With a loud bang, gushing water, and drowning energy, we have been warned. Is the sorrow and eternal loss enough, will it spread through humanity, convince us that we can not continue as before?

Traumatized, the strength in our souls fuels itself into power to rebuild, to recreate, to help those in need. Boundless power overcomes the shackles of exhaustion, moves minds, hearts, and hands.


But when the batteries are burnt, what will remain? Is there enough force to re-spin the globe, after the own world has been pieced together again in a wild frenzy? Will the power born from pain and fear channel itself into a movement infecting all, to fight against a seemingly inevitable future we had banned from our minds and souls?


There is no way out, no escape from this fate. The fight has to start now, or we must be silent forever, having invited the future dystopia ourselves. No painful abdication is needed, but we need to change, realize the new possibilities and chances when reducing the impact on mother nature.

The times of racing against an ever-ticking clock have left us without sensitivity for our surroundings.
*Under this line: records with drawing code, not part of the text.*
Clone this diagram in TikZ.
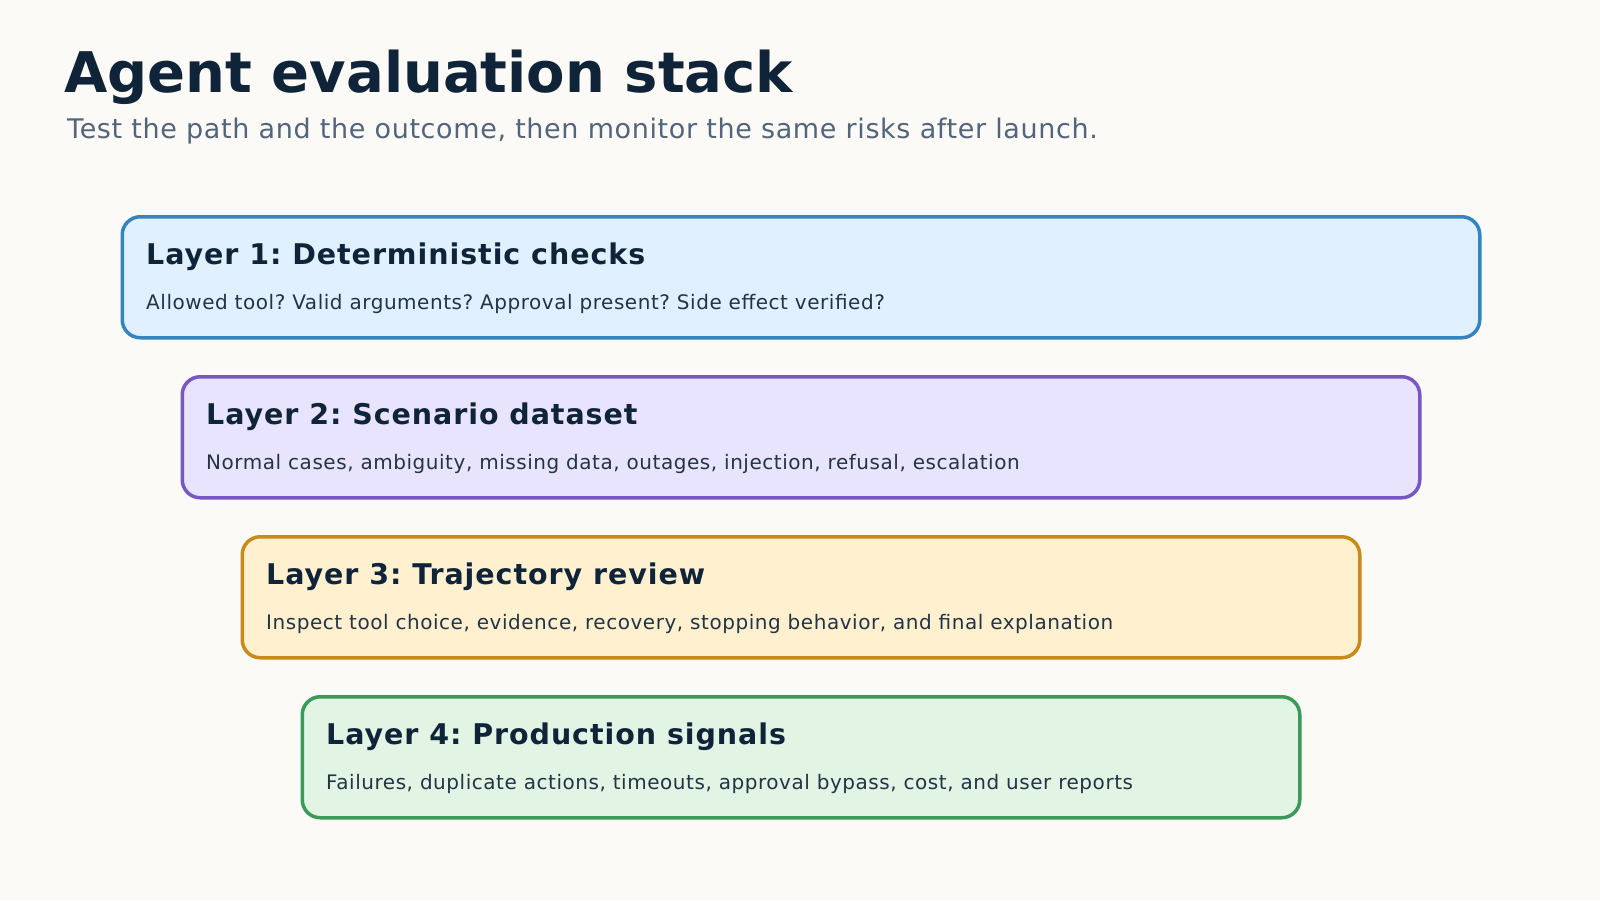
\documentclass[tikz,border=0pt]{standalone}
\usepackage{fontspec}
\setmainfont{DejaVu Sans}
\usepackage{tikz}
\usetikzlibrary{positioning}
\frenchspacing

\definecolor{pagebg}{HTML}{FBFAF6}
\definecolor{ink}{HTML}{0F2439}
\definecolor{subink}{HTML}{52657A}
\definecolor{bodyink}{HTML}{243447}
\definecolor{blueline}{HTML}{3384BF}
\definecolor{bluefill}{HTML}{E0F0FE}
\definecolor{purpleline}{HTML}{7757C3}
\definecolor{purplefill}{HTML}{E9E4FE}
\definecolor{orangeline}{HTML}{C98A1A}
\definecolor{orangefill}{HTML}{FFF0D0}
\definecolor{greenline}{HTML}{3A9A58}
\definecolor{greenfill}{HTML}{E2F4E4}

\begin{document}
\begin{tikzpicture}[x=1pt, y=-1pt,
	layerbox/.style={draw, line width=3.5pt, rounded corners=18pt, inner sep=0pt, anchor=north west, minimum height=121pt},
	layertitle/.style={anchor=base west, inner sep=0pt, text=ink, font=\fontsize{28.5}{34}\selectfont\bfseries\addfontfeature{LetterSpace=3.3}},
	layertext/.style={anchor=base west, inner sep=0pt, text=bodyink, font=\fontsize{20}{24}\selectfont\addfontfeature{LetterSpace=2.7}}]
\fill[pagebg] (0,0) rectangle (1600,900);
\useasboundingbox (0,0) rectangle (1600,900);

\node[anchor=base west, inner sep=0pt, text=ink, font=\fontsize{56}{66}\selectfont\bfseries] (title) at (64,92.7) {Agent evaluation stack};
\node[anchor=base west, inner sep=0pt, text=subink, font=\fontsize{27}{32}\selectfont\addfontfeature{LetterSpace=2.3}] (subtitle) at (67,138) {Test the path and the outcome, then monitor the same risks after launch.};

\node[layerbox, draw=blueline, fill=bluefill, minimum width=1357.5pt] (layer1) at (120.5,215) {};
\node[layertitle] (layer1title) at (146,264.3) {Layer 1: Deterministic checks};
\node[layertext] (layer1text) at (146,309.3) {Allowed tool? Valid arguments? Approval present? Side effect verified?};

\node[layerbox, draw=purpleline, fill=purplefill, minimum width=1237.5pt] (layer2) at (180.5,375) {};
\node[layertitle] (layer2title) at (206,424.3) {Layer 2: Scenario dataset};
\node[layertext] (layer2text) at (206,469.3) {Normal cases, ambiguity, missing data, outages, injection, refusal, escalation};

\node[layerbox, draw=orangeline, fill=orangefill, minimum width=1117.5pt] (layer3) at (240.5,535) {};
\node[layertitle] (layer3title) at (266,584.3) {Layer 3: Trajectory review};
\node[layertext] (layer3text) at (266,629.3) {Inspect tool choice, evidence, recovery, stopping behavior, and final explanation};

\node[layerbox, draw=greenline, fill=greenfill, minimum width=997.5pt] (layer4) at (300.5,695) {};
\node[layertitle] (layer4title) at (326,744.3) {Layer 4: Production signals};
\node[layertext] (layer4text) at (326,789.3) {Failures, duplicate actions, timeouts, approval bypass, cost, and user reports};
\end{tikzpicture}
\end{document}
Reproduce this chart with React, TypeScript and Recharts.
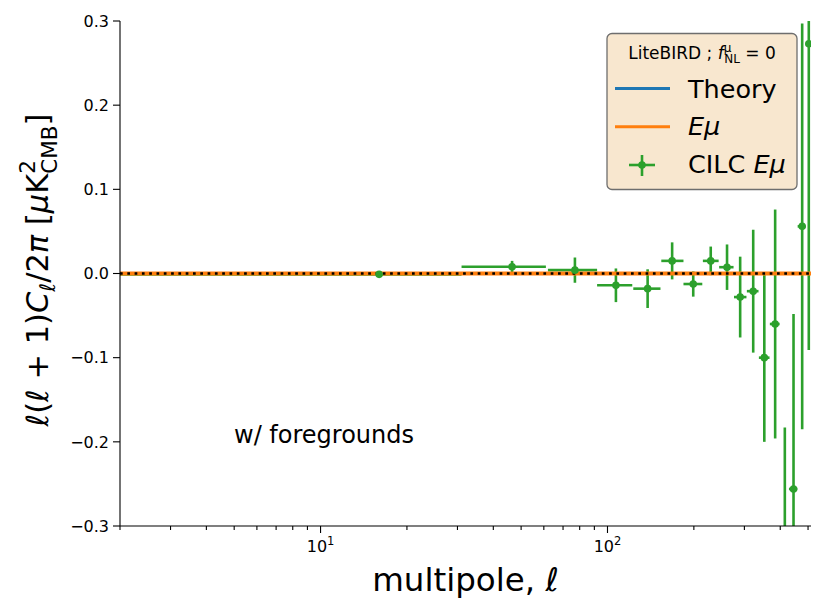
import React from 'react';
import { ComposedChart, Scatter, Line, XAxis, YAxis, ErrorBar } from 'recharts';

// ---- data ----
const binCenters = [16, 46.5, 77, 107, 138, 168, 199, 229, 261, 290, 322, 352, 384, 415, 445, 477, 503];
const binLow = [2, 31, 62, 92, 123, 154, 184, 215, 245, 276, 306, 337, 368, 399, 429, 460, 491];
const binHigh = [31, 61, 92, 122, 153, 184, 214, 244, 275, 305, 336, 367, 398, 428, 459, 490, 521];
const cilcValues = [-0.001, 0.008, 0.004, -0.014, -0.018, 0.015, -0.0125, 0.015, 0.0075, -0.028, -0.021, -0.1, -0.06, -0.4, -0.256, 0.056, 0.273];
const cilcErrors = [0.002, 0.007, 0.015, 0.02, 0.023, 0.022, 0.015, 0.017, 0.027, 0.048, 0.073, 0.1, 0.136, 0.217, 0.208, 0.241, 0.364];

const theoryEll = [2, 512];
const theoryValues = [0, 0];
const eMuValues = [0, 0];

const xTicks = [2, 3, 4, 5, 6, 7, 8, 9, 10, 20, 30, 40, 50, 60, 70, 80, 90, 100, 200, 300, 400, 500];
const xTickLabels: Record<number, string> = { 10: '1', 100: '2' };
const yTicks = [-0.3, -0.2, -0.1, 0, 0.1, 0.2, 0.3];

const GREEN = '#2ca02c';
const ORANGE = '#ff7f0e';
const BLUE = '#1f77b4';
const FONT = 'DejaVu Sans, Verdana, sans-serif';

const cilcData = binCenters.map((ell, i) => ({
  ell,
  value: cilcValues[i],
  xErr: [ell - binLow[i], binHigh[i] - ell],
  yErr: cilcErrors[i],
}));
const theoryData = theoryEll.map((ell, i) => ({ ell, value: theoryValues[i] }));
const eMuData = theoryEll.map((ell, i) => ({ ell, value: eMuValues[i] }));

const fmtY = (v: number) => {
  const s = Math.abs(v).toFixed(1);
  return v < 0 ? '\u2212' + s : s;
};

const XTick = (props: any) => {
  const { x, y, payload } = props;
  const v = payload.value;
  const lab = xTickLabels[v];
  return (
    <g>
      <line x1={x} x2={x} y1={y} y2={y + (lab ? 7 : 4)} stroke="#000" strokeWidth={1.1} />
      {lab && (
        <text x={x} y={y + 26} textAnchor="middle" fontSize={16} fontFamily={FONT} fill="#000">
          10<tspan fontSize={11.5} dy={-7}>{lab}</tspan>
        </text>
      )}
    </g>
  );
};

const YTick = (props: any) => {
  const { x, y, payload } = props;
  return (
    <g>
      <line x1={x - 7} x2={x} y1={y} y2={y} stroke="#000" strokeWidth={1.1} />
      <text x={x - 11} y={y + 5.8} textAnchor="end" fontSize={16} fontFamily={FONT} fill="#000">
        {fmtY(payload.value)}
      </text>
    </g>
  );
};

const Dot = (props: any) => {
  const { cx, cy } = props;
  if (cx == null || cy == null) return null;
  return <circle cx={cx} cy={cy} r={3.8} fill={GREEN} />;
};

export default function App() {
  return (
    <div style={{ position: 'absolute', left: 0, top: 0, width: 831, height: 612, background: '#fff' }}>
      <style>{'.recharts-errorBars, .recharts-errorBar { clip-path: url(#plotAreaClip); }'}</style>
      <ComposedChart
        width={831}
        height={612}
        margin={{ top: 21, right: 20, bottom: 0, left: 0 }}
        style={{ fontFamily: FONT }}
      >
        <XAxis
          dataKey="ell"
          type="number"
          scale="log"
          domain={[2, 512]}
          allowDataOverflow
          ticks={xTicks}
          interval={0}
          height={86}
          tickSize={0}
          tickMargin={0}
          tickLine={false}
          tick={<XTick />}
          axisLine={{ stroke: '#000', strokeWidth: 1.1 }}
        />
        <XAxis
          xAxisId="top"
          orientation="top"
          dataKey="ell"
          type="number"
          scale="log"
          domain={[2, 512]}
          allowDataOverflow
          height={0}
          tick={false}
          tickLine={false}
          axisLine={{ stroke: '#000', strokeWidth: 1.1 }}
        />
        <YAxis
          type="number"
          domain={[-0.3, 0.3]}
          allowDataOverflow
          ticks={yTicks}
          interval={0}
          width={120}
          tickSize={0}
          tickMargin={0}
          tickLine={false}
          tick={<YTick />}
          axisLine={{ stroke: '#000', strokeWidth: 1.1 }}
        />
        <YAxis
          yAxisId="right"
          orientation="right"
          type="number"
          domain={[-0.3, 0.3]}
          width={0}
          tick={false}
          tickLine={false}
          axisLine={{ stroke: '#000', strokeWidth: 1.1 }}
        />
        <Scatter
          name="CILC Eμ"
          data={cilcData}
          dataKey="value"
          fill={GREEN}
          shape={<Dot />}
          isAnimationActive={false}
        >
          <ErrorBar dataKey="xErr" direction="x" width={0} stroke={GREEN} strokeWidth={2.6} isAnimationActive={false} />
          <ErrorBar dataKey="yErr" direction="y" width={0} stroke={GREEN} strokeWidth={2.6} isAnimationActive={false} />
        </Scatter>
        <Line
          name="Theory"
          data={theoryData}
          dataKey="value"
          stroke={BLUE}
          strokeWidth={3}
          dot={false}
          activeDot={false}
          isAnimationActive={false}
        />
        <Line
          name="Eμ"
          data={eMuData}
          dataKey="value"
          stroke={ORANGE}
          strokeWidth={4}
          dot={false}
          activeDot={false}
          isAnimationActive={false}
        />
        <Line
          name="dotted"
          data={eMuData}
          dataKey="value"
          stroke="#000"
          strokeWidth={2.6}
          strokeDasharray="2.7 4.6"
          dot={false}
          activeDot={false}
          isAnimationActive={false}
        />
      </ComposedChart>

      <svg
        width={831}
        height={612}
        style={{ position: 'absolute', left: 0, top: 0, pointerEvents: 'none' }}
        fontFamily={FONT}
      >
        <defs>
          <clipPath id="plotAreaClip" clipPathUnits="userSpaceOnUse">
            <rect x={120} y={21} width={691} height={505} />
          </clipPath>
        </defs>
        {/* axis labels */}
        <text x={465.5} y={591} textAnchor="middle" fontSize={32.5} fill="#000">
          multipole, <tspan fontStyle="italic">ℓ</tspan>
        </text>
        <text transform="translate(48,270) rotate(-90)" textAnchor="middle" fontSize={30.5} fill="#000">
          <tspan fontStyle="italic">ℓ</tspan>(<tspan fontStyle="italic">ℓ</tspan> + 1)<tspan fontStyle="italic">C</tspan>
          <tspan fontStyle="italic" fontSize={21.5} dy={7}>ℓ</tspan>
          <tspan dy={-7}>/2</tspan>
          <tspan fontStyle="italic">π</tspan> [<tspan fontStyle="italic">μ</tspan>K
          <tspan fontSize={21.5} dy={-13}>2</tspan>
          <tspan fontSize={21.5} dx={-13.7} dy={22}>CMB</tspan>
          <tspan dy={-9}>]</tspan>
        </text>

        {/* annotation */}
        <text x={234} y={443} fontSize={24} fill="#000">w/ foregrounds</text>

        {/* legend */}
        <rect x={607} y={33.5} width={190} height={156} rx={5} ry={5} fill="#f8e7cf" stroke="#6e6e6e" strokeWidth={1.3} />
        <text x={702} y={59} textAnchor="middle" fontSize={17} fill="#000">
          LiteBIRD ; <tspan fontStyle="italic">f</tspan>
          <tspan fontSize={12} dy={-7}>μ</tspan>
          <tspan fontSize={12} dx={-7} dy={11}>NL</tspan>
          <tspan dy={-4}> = 0</tspan>
        </text>
        <line x1={615} x2={670} y1={88.5} y2={88.5} stroke={BLUE} strokeWidth={3} />
        <text x={688} y={98} fontSize={25.5} fill="#000">Theory</text>
        <line x1={615} x2={670} y1={126.7} y2={126.7} stroke={ORANGE} strokeWidth={3} />
        <text x={688} y={134.5} fontSize={25.5} fill="#000" fontStyle="italic">Eμ</text>
        <line x1={629} x2={655} y1={165} y2={165} stroke={GREEN} strokeWidth={2.6} />
        <line x1={642} x2={642} y1={155} y2={176} stroke={GREEN} strokeWidth={2.6} />
        <circle cx={642} cy={165} r={3.8} fill={GREEN} />
        <text x={688} y={173} fontSize={25.5} fill="#000">
          CILC <tspan fontStyle="italic">Eμ</tspan>
        </text>
      </svg>
    </div>
  );
}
The economical rat race has replaced nature with an artificial culture, forcing us to multi-thread in pure asynchronicity without any synchronization points, losing the self and any serenity required to reflect on the plethora of data sources streaming into our minds and hearts.

Only stepping back, adjusting the pace, re-synchronizing to our selves, we can sense the colours of nature and life again, and may escape the self-inflicted personal solitude of our minds. May this big fight in our lost relationship with nature help to force the necessary tranquillity to spread after all is said and done, and allow us to realize we must rise to save this relationship to protect our future — now.